#### Directive
Retype nothing but the lines from the start of the material up to and including the line with "ax = fig.add_axes([0.0765, 0.107, 0.9135, 0.801])". Pictures don't belong in the copy.

#### Source records
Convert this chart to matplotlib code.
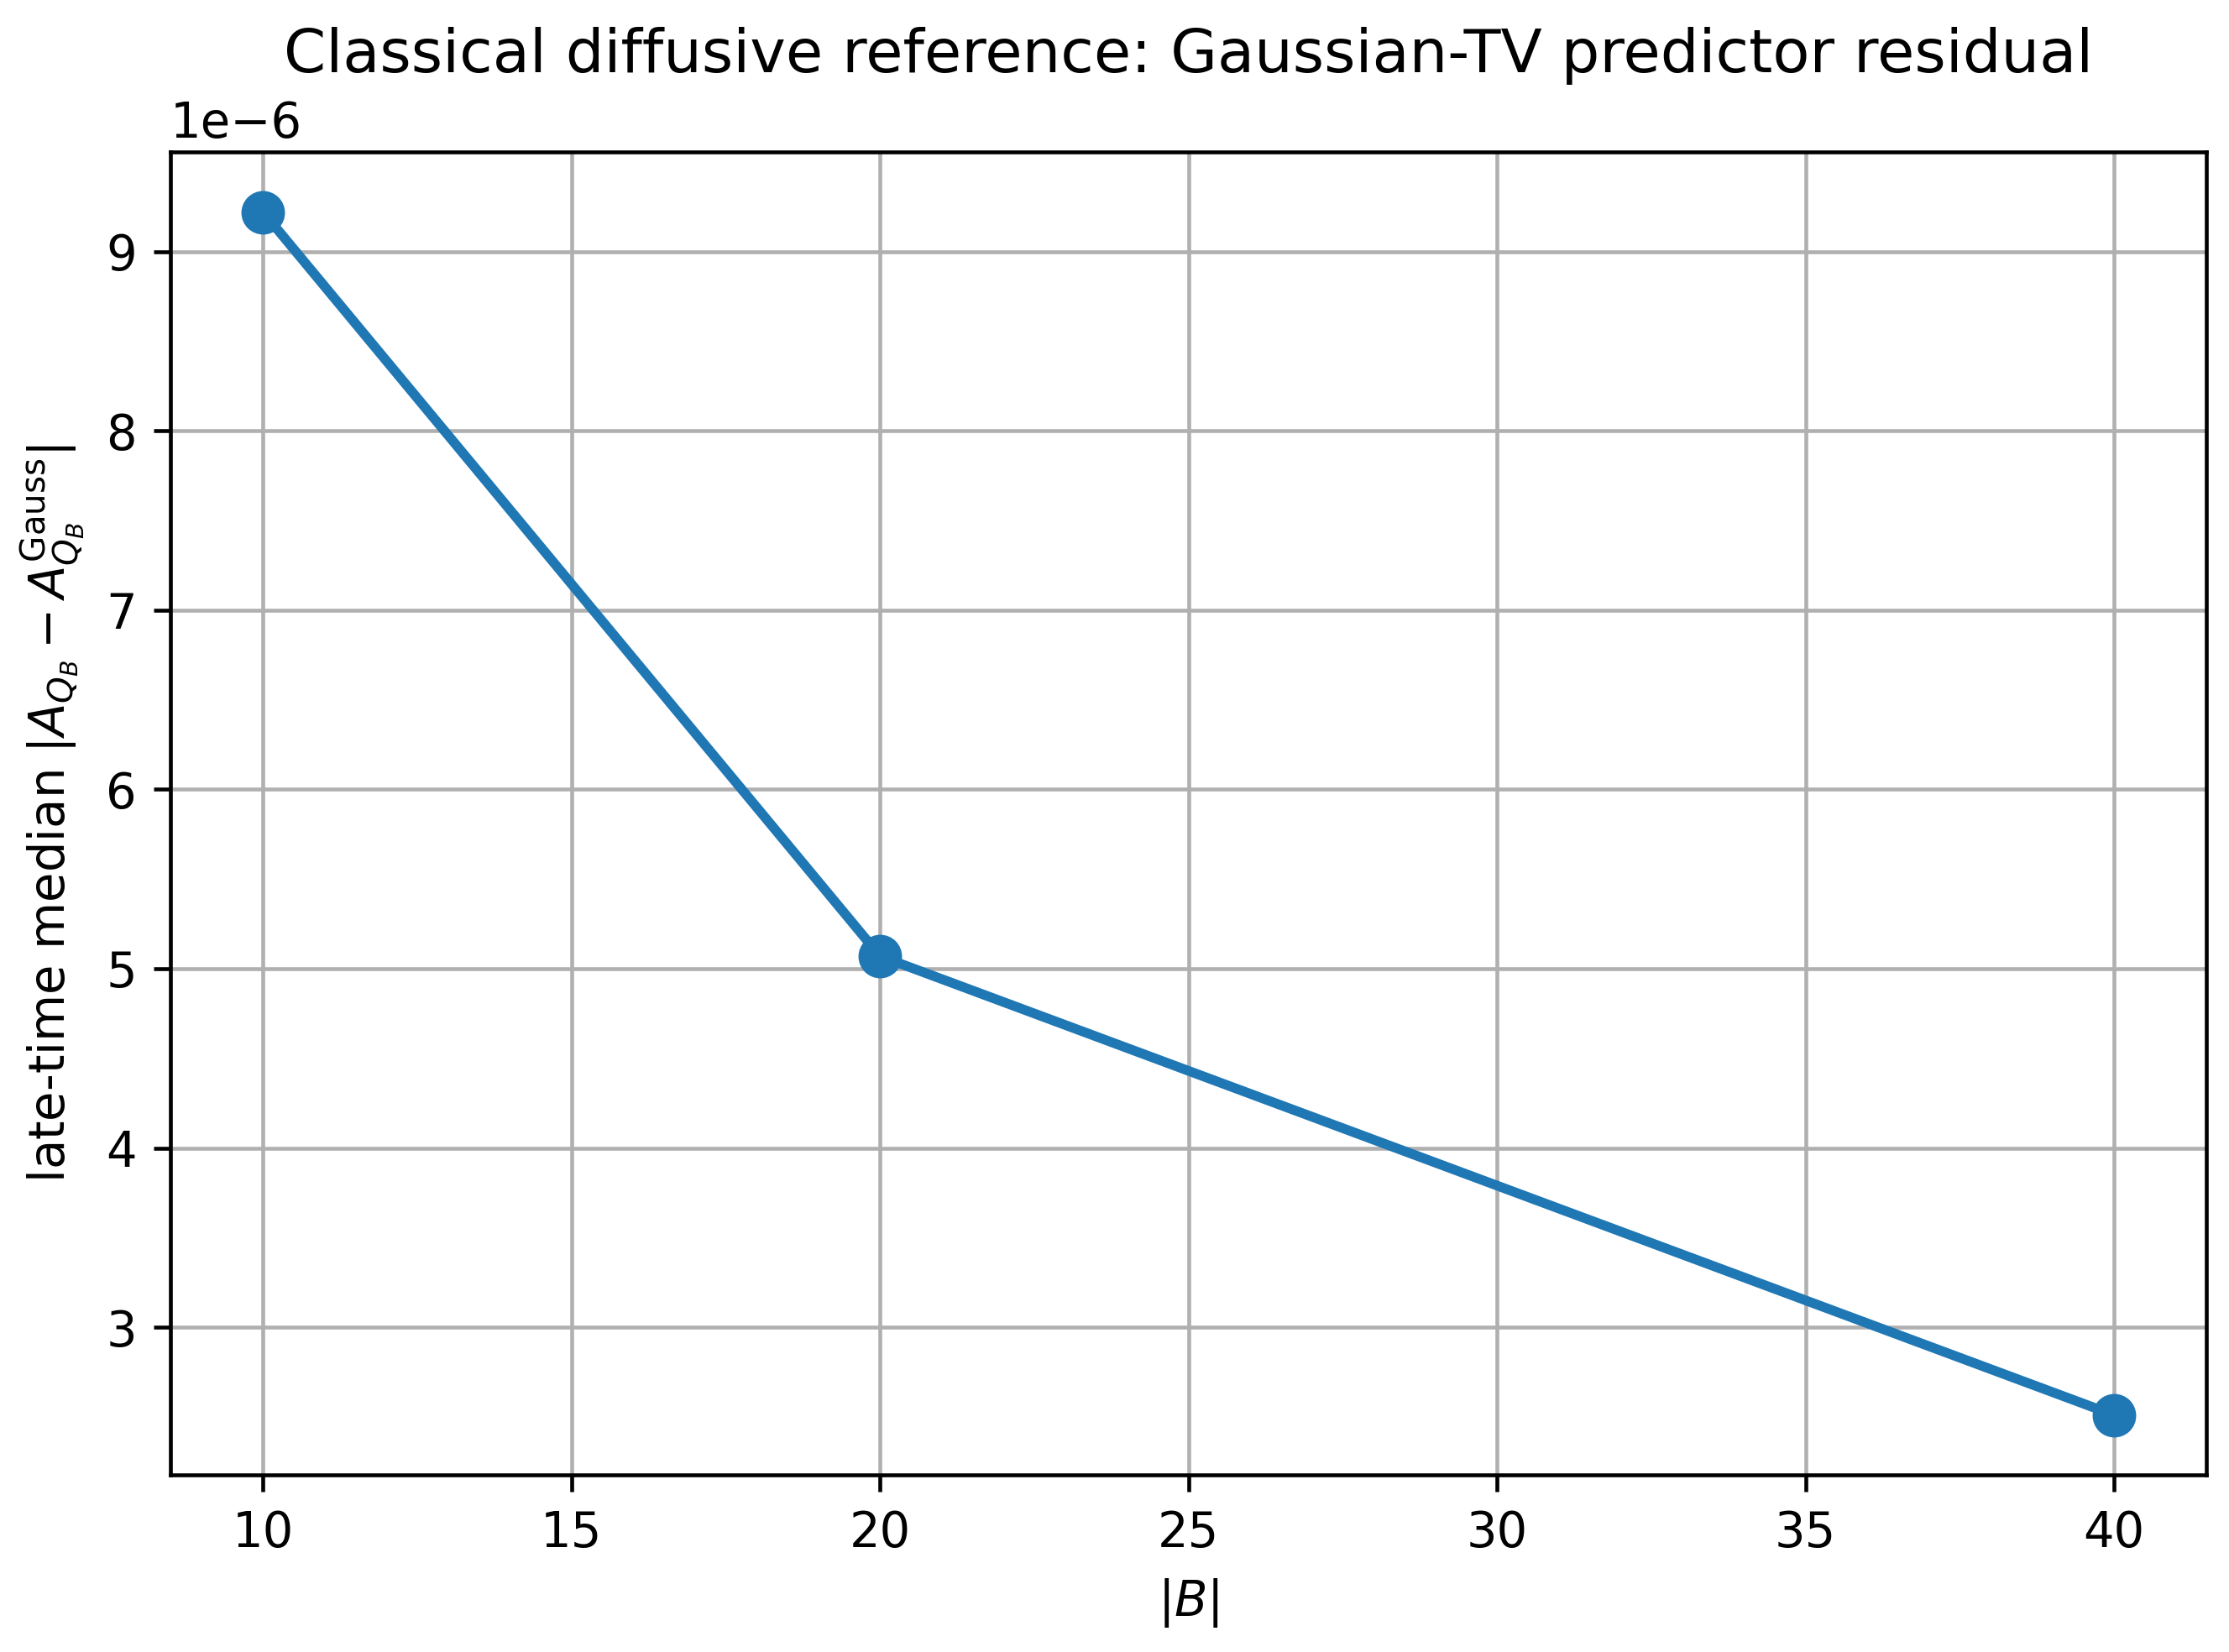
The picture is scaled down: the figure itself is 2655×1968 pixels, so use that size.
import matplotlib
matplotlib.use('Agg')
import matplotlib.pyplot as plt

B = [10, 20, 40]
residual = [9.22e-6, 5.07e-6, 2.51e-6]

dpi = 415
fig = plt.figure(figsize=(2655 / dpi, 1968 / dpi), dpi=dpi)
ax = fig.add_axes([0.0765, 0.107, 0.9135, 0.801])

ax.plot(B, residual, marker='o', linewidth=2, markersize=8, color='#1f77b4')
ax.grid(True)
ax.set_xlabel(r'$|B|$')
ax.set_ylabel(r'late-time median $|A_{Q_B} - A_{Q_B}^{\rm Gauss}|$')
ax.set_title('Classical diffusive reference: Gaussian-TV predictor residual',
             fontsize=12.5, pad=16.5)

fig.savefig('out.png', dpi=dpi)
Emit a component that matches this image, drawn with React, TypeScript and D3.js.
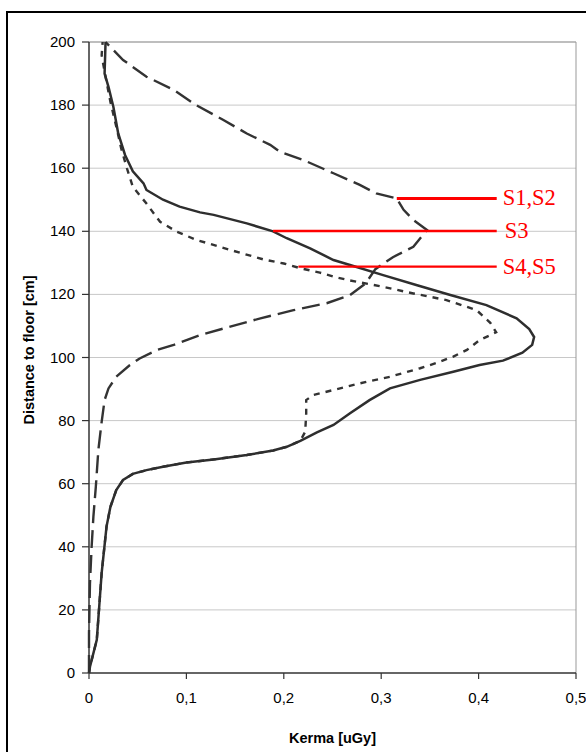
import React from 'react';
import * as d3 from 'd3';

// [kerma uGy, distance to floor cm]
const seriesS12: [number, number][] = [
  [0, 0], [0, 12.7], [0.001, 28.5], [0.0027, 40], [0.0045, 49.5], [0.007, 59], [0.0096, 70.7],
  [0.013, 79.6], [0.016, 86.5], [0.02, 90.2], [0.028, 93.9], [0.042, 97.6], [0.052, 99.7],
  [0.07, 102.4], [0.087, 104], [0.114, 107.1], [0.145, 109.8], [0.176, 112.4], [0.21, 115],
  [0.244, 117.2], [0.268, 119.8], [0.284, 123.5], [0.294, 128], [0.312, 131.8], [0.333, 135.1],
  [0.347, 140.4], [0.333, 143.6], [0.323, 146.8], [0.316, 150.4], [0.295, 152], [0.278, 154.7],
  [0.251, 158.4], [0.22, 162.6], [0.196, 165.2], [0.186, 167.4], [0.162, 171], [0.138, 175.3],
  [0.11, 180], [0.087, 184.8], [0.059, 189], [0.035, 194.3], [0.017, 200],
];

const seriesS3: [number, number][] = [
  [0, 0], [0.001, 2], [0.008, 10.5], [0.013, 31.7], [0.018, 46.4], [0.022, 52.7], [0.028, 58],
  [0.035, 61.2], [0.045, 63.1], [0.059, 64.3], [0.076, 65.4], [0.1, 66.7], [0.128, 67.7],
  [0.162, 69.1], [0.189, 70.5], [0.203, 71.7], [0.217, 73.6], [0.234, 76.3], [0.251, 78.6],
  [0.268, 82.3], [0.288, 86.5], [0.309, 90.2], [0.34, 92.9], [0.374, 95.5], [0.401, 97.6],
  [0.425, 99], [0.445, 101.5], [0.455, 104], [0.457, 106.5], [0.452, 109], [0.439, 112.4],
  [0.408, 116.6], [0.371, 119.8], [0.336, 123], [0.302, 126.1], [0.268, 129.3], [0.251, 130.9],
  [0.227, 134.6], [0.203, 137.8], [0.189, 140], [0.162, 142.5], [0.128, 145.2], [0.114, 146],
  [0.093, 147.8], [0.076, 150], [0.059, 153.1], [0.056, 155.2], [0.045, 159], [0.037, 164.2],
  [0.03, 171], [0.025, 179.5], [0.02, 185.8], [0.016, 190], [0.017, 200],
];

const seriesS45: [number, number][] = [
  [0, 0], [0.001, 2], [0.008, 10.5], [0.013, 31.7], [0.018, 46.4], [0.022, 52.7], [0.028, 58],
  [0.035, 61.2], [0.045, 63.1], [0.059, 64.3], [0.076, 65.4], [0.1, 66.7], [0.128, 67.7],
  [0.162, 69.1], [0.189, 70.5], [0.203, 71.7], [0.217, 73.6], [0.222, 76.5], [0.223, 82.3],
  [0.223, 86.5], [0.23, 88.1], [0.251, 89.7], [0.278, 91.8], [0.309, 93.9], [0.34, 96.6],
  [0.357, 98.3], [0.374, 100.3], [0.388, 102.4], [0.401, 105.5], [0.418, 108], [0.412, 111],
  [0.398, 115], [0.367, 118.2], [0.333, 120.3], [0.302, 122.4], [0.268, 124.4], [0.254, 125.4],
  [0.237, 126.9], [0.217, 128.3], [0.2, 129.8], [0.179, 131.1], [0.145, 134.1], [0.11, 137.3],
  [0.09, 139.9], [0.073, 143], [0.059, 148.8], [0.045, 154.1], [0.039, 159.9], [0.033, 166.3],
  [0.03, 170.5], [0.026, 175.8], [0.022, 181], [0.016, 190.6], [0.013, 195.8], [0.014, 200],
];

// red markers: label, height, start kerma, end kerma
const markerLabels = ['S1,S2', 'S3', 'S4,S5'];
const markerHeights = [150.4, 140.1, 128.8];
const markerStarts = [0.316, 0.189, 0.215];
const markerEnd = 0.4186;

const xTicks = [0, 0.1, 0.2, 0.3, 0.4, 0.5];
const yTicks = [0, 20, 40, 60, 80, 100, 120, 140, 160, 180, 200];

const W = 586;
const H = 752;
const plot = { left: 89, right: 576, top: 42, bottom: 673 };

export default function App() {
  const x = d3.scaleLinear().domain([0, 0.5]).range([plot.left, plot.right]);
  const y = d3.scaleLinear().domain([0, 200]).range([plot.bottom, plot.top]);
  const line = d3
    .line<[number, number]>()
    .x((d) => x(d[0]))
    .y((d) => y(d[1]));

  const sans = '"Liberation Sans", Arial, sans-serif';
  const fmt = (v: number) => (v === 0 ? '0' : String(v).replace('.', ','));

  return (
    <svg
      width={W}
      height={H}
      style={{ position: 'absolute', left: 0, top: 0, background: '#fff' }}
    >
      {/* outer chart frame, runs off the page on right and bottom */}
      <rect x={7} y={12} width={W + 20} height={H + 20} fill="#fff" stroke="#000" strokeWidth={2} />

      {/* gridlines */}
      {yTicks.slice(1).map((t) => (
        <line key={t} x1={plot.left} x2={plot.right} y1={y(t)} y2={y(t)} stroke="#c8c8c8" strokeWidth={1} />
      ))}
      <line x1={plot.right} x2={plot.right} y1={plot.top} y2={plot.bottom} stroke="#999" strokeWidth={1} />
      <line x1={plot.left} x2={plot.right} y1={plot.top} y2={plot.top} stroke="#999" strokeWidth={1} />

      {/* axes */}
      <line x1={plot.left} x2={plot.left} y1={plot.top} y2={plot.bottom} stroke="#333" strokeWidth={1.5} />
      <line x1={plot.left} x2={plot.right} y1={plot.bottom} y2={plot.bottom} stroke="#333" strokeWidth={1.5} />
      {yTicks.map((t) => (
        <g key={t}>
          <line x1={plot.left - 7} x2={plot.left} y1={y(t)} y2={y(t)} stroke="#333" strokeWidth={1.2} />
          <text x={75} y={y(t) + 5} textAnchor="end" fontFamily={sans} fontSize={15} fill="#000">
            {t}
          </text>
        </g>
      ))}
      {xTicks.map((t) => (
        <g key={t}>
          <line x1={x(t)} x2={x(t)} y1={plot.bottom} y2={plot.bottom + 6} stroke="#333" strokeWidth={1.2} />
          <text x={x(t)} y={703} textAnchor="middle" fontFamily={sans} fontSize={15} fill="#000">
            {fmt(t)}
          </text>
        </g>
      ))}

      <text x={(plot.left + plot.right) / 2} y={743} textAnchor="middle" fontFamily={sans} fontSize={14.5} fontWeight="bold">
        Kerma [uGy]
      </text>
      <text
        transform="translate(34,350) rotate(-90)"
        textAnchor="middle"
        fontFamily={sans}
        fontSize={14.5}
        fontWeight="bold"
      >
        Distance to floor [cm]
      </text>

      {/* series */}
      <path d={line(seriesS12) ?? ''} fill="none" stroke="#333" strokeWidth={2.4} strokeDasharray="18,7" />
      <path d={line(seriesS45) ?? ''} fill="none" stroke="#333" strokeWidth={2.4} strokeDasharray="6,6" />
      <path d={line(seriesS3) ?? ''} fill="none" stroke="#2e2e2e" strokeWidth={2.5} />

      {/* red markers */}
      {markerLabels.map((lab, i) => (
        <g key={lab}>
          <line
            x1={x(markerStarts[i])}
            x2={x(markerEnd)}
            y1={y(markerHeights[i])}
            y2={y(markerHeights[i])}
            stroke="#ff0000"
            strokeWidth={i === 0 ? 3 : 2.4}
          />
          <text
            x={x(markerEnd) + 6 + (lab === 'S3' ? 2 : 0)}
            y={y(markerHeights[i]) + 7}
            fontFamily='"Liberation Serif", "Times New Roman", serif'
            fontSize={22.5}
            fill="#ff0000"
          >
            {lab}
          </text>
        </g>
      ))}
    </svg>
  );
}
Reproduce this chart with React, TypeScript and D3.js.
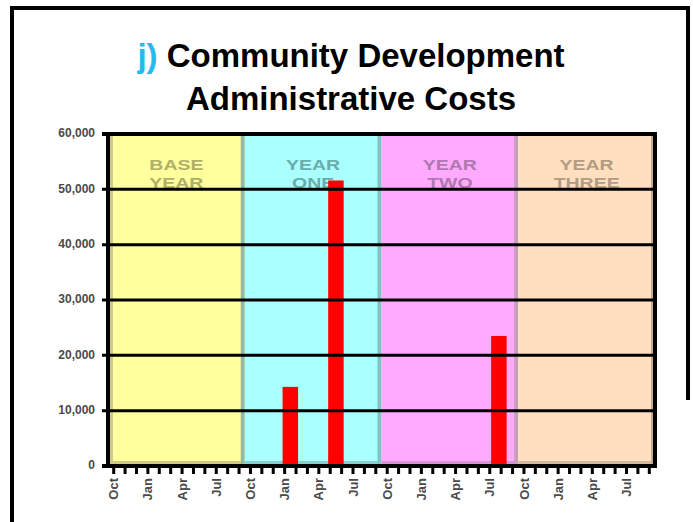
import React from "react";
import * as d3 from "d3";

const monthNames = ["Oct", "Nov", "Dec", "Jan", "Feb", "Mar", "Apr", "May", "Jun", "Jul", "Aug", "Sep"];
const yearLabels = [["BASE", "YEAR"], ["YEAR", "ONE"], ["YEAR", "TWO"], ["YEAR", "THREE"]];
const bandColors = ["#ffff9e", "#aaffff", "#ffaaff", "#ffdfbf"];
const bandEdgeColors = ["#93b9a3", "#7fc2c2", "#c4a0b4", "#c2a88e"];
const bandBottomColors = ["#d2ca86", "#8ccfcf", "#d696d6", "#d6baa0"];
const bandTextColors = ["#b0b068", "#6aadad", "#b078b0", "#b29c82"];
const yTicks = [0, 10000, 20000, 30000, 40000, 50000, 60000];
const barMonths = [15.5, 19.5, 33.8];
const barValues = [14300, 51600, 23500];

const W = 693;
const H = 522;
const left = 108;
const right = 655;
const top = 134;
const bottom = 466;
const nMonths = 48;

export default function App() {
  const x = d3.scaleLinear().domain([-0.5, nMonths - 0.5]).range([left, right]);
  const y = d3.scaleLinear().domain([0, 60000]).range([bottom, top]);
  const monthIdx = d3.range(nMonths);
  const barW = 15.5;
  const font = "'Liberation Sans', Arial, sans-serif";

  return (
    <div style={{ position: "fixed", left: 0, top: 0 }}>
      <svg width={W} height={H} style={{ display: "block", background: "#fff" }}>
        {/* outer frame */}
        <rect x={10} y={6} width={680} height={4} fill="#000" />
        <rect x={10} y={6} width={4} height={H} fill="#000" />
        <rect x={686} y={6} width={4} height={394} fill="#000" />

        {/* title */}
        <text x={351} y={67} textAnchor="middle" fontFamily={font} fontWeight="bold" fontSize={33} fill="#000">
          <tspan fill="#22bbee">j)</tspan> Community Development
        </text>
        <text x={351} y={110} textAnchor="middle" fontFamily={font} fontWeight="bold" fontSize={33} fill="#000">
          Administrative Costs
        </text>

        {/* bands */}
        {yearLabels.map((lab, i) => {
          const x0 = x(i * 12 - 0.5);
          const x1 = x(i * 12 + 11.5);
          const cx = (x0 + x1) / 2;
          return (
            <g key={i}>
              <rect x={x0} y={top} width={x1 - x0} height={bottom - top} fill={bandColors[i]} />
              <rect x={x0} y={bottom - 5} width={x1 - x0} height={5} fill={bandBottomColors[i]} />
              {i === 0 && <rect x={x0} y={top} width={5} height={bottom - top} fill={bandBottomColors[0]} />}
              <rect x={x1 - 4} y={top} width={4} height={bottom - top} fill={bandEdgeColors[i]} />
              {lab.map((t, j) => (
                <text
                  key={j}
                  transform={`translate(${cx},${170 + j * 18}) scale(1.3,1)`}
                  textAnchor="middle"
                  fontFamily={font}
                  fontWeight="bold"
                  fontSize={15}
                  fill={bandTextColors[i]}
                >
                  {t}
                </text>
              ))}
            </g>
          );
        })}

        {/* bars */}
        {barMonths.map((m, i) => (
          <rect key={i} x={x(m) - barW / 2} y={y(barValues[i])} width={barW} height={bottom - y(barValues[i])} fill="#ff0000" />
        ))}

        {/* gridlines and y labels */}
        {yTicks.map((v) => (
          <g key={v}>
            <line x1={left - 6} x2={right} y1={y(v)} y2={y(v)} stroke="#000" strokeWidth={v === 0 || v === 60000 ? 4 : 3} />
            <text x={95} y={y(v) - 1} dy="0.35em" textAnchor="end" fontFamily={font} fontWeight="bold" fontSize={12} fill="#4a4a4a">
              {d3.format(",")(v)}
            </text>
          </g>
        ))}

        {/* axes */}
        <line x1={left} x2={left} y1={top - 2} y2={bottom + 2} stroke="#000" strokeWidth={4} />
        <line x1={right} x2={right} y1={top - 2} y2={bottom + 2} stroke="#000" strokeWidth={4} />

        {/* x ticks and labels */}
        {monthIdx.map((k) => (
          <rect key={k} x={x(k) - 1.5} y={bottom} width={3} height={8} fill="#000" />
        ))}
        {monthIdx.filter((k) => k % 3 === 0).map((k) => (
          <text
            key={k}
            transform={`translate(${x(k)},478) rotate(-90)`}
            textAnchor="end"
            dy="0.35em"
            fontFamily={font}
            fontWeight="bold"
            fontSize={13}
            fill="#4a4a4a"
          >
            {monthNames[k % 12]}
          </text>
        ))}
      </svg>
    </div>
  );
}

#### Written solution
Convert this chart to matplotlib code.
The picture is scaled down: the figure itself is 2655×1968 pixels, so use that size.
import matplotlib
matplotlib.use('Agg')
import matplotlib.pyplot as plt

B = [10, 20, 40]
residual = [9.22e-6, 5.07e-6, 2.51e-6]

dpi = 415
fig = plt.figure(figsize=(2655 / dpi, 1968 / dpi), dpi=dpi)
ax = fig.add_axes([0.0765, 0.107, 0.9135, 0.801])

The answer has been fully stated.